Given exercise — All of the material below is to be restated word for word, apart from the pictures.
:: Source material
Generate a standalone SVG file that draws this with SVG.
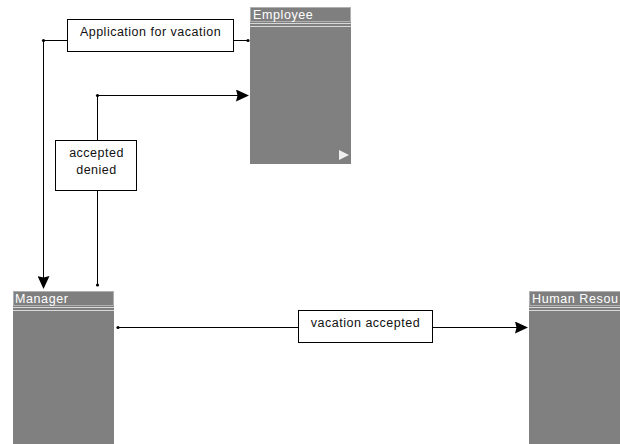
<svg xmlns="http://www.w3.org/2000/svg" width="620" height="444" viewBox="0 0 620 444">
  <style>
    .head { fill: #7f7f7f; stroke: #b0b0b0; stroke-width: 1; }
    .body { fill: #808080; }
    .sep { stroke: #d8d8d8; stroke-width: 1; }
    .title { font-family: "Liberation Sans", Arial, sans-serif; font-size: 12.5px; letter-spacing: 0.6px; fill: #ffffff; }
    .wire { fill: none; stroke: #000; stroke-width: 1; }
    .lbl { fill: #fff; stroke: #000; stroke-width: 1; }
    .lbltxt { font-family: "Liberation Sans", Arial, sans-serif; font-size: 12.5px; letter-spacing: 0.5px; fill: #111; text-anchor: middle; }
    .dot { fill: #000; }
  </style>
  <defs>
    <marker id="arrow" viewBox="0 0 13 12" refX="12" refY="6" markerWidth="13" markerHeight="12" markerUnits="userSpaceOnUse" orient="auto">
      <path d="M0,0 L13,6 L0,12 L1.5,6 Z" fill="#000"/>
    </marker>
    <clipPath id="hrClip">
      <rect x="529" y="291" width="91" height="153"/>
    </clipPath>
  </defs>

  <g id="employee">
    <rect class="body" x="250" y="7" width="101" height="157"/>
    <rect class="head" x="250.5" y="7.5" width="100" height="14"/>
    <line class="sep" x1="250" y1="23.5" x2="351" y2="23.5"/>
    <line class="sep" x1="250" y1="26.5" x2="351" y2="26.5"/>
    <text class="title" x="253" y="19">Employee</text>
    <path d="M339,150 L349,155 L339,160 Z" fill="#f0f0f0"/>
  </g>

  <g id="manager">
    <rect class="body" x="13" y="291" width="101" height="153"/>
    <rect class="head" x="13.5" y="291.5" width="100" height="14"/>
    <line class="sep" x1="13" y1="307.5" x2="114" y2="307.5"/>
    <line class="sep" x1="13" y1="310.5" x2="114" y2="310.5"/>
    <text class="title" x="15" y="303">Manager</text>
  </g>

  <g id="human-resources">
    <rect class="body" x="529" y="291" width="91" height="153"/>
    <rect class="head" x="529.5" y="291.5" width="95" height="14"/>
    <line class="sep" x1="529" y1="307.5" x2="620" y2="307.5"/>
    <line class="sep" x1="529" y1="310.5" x2="620" y2="310.5"/>
    <text class="title" x="532" y="303" clip-path="url(#hrClip)">Human Resou</text>
  </g>

  <g id="connectors">
    <!-- Employee to Manager -->
    <g id="application">
      <path class="wire" d="M248,40.5 H43.5 V288" marker-end="url(#arrow)"/>
      <circle class="dot" cx="248" cy="40.5" r="1.6"/>
      <circle class="dot" cx="43.5" cy="40.5" r="1.6"/>
      <rect class="lbl" x="67.5" y="19.5" width="166" height="32"/>
      <text class="lbltxt" x="150.5" y="36">Application for vacation</text>
    </g>
    <!-- Manager to Employee -->
    <g id="decision">
      <path class="wire" d="M97.5,285 V95.5 H248" marker-end="url(#arrow)"/>
      <circle class="dot" cx="97.5" cy="285" r="1.6"/>
      <circle class="dot" cx="97.5" cy="95.5" r="1.6"/>
      <rect class="lbl" x="55.5" y="140.5" width="81" height="50"/>
      <text class="lbltxt" x="96.5" y="157">accepted</text>
      <text class="lbltxt" x="96.5" y="174">denied</text>
    </g>
    <!-- Manager to Human Resources -->
    <g id="forward">
      <path class="wire" d="M118,327.5 H527" marker-end="url(#arrow)"/>
      <circle class="dot" cx="118" cy="327.5" r="1.6"/>
      <rect class="lbl" x="298.5" y="310.5" width="134" height="32"/>
      <text class="lbltxt" x="365.5" y="327">vacation accepted</text>
    </g>
  </g>
</svg>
::::
Written answer —
Generate a standalone SVG file that draws this with SVG.
<svg xmlns="http://www.w3.org/2000/svg" width="620" height="444" viewBox="0 0 620 444">
  <style>
    .head { fill: #7f7f7f; stroke: #b0b0b0; stroke-width: 1; }
    .body { fill: #808080; }
    .sep { stroke: #d8d8d8; stroke-width: 1; }
    .title { font-family: "Liberation Sans", Arial, sans-serif; font-size: 12.5px; letter-spacing: 0.6px; fill: #ffffff; }
    .wire { fill: none; stroke: #000; stroke-width: 1; }
    .lbl { fill: #fff; stroke: #000; stroke-width: 1; }
    .lbltxt { font-family: "Liberation Sans", Arial, sans-serif; font-size: 12.5px; letter-spacing: 0.5px; fill: #111; text-anchor: middle; }
    .dot { fill: #000; }
  </style>
  <defs>
    <marker id="arrow" viewBox="0 0 13 12" refX="12" refY="6" markerWidth="13" markerHeight="12" markerUnits="userSpaceOnUse" orient="auto">
      <path d="M0,0 L13,6 L0,12 L1.5,6 Z" fill="#000"/>
    </marker>
    <clipPath id="hrClip">
      <rect x="529" y="291" width="91" height="153"/>
    </clipPath>
  </defs>

  <g id="employee">
    <rect class="body" x="250" y="7" width="101" height="157"/>
    <rect class="head" x="250.5" y="7.5" width="100" height="14"/>
    <line class="sep" x1="250" y1="23.5" x2="351" y2="23.5"/>
    <line class="sep" x1="250" y1="26.5" x2="351" y2="26.5"/>
    <text class="title" x="253" y="19">Employee</text>
    <path d="M339,150 L349,155 L339,160 Z" fill="#f0f0f0"/>
  </g>

  <g id="manager">
    <rect class="body" x="13" y="291" width="101" height="153"/>
    <rect class="head" x="13.5" y="291.5" width="100" height="14"/>
    <line class="sep" x1="13" y1="307.5" x2="114" y2="307.5"/>
    <line class="sep" x1="13" y1="310.5" x2="114" y2="310.5"/>
    <text class="title" x="15" y="303">Manager</text>
  </g>

  <g id="human-resources">
    <rect class="body" x="529" y="291" width="91" height="153"/>
    <rect class="head" x="529.5" y="291.5" width="95" height="14"/>
    <line class="sep" x1="529" y1="307.5" x2="620" y2="307.5"/>
    <line class="sep" x1="529" y1="310.5" x2="620" y2="310.5"/>
    <text class="title" x="532" y="303" clip-path="url(#hrClip)">Human Resou</text>
  </g>

  <g id="connectors">
    <!-- Employee to Manager -->
    <g id="application">
      <path class="wire" d="M248,40.5 H43.5 V288" marker-end="url(#arrow)"/>
      <circle class="dot" cx="248" cy="40.5" r="1.6"/>
      <circle class="dot" cx="43.5" cy="40.5" r="1.6"/>
      <rect class="lbl" x="67.5" y="19.5" width="166" height="32"/>
      <text class="lbltxt" x="150.5" y="36">Application for vacation</text>
    </g>
    <!-- Manager to Employee -->
    <g id="decision">
      <path class="wire" d="M97.5,285 V95.5 H248" marker-end="url(#arrow)"/>
      <circle class="dot" cx="97.5" cy="285" r="1.6"/>
      <circle class="dot" cx="97.5" cy="95.5" r="1.6"/>
      <rect class="lbl" x="55.5" y="140.5" width="81" height="50"/>
      <text class="lbltxt" x="96.5" y="157">accepted</text>
      <text class="lbltxt" x="96.5" y="174">denied</text>
    </g>
    <!-- Manager to Human Resources -->
    <g id="forward">
      <path class="wire" d="M118,327.5 H527" marker-end="url(#arrow)"/>
      <circle class="dot" cx="118" cy="327.5" r="1.6"/>
      <rect class="lbl" x="298.5" y="310.5" width="134" height="32"/>
      <text class="lbltxt" x="365.5" y="327">vacation accepted</text>
    </g>
  </g>
</svg>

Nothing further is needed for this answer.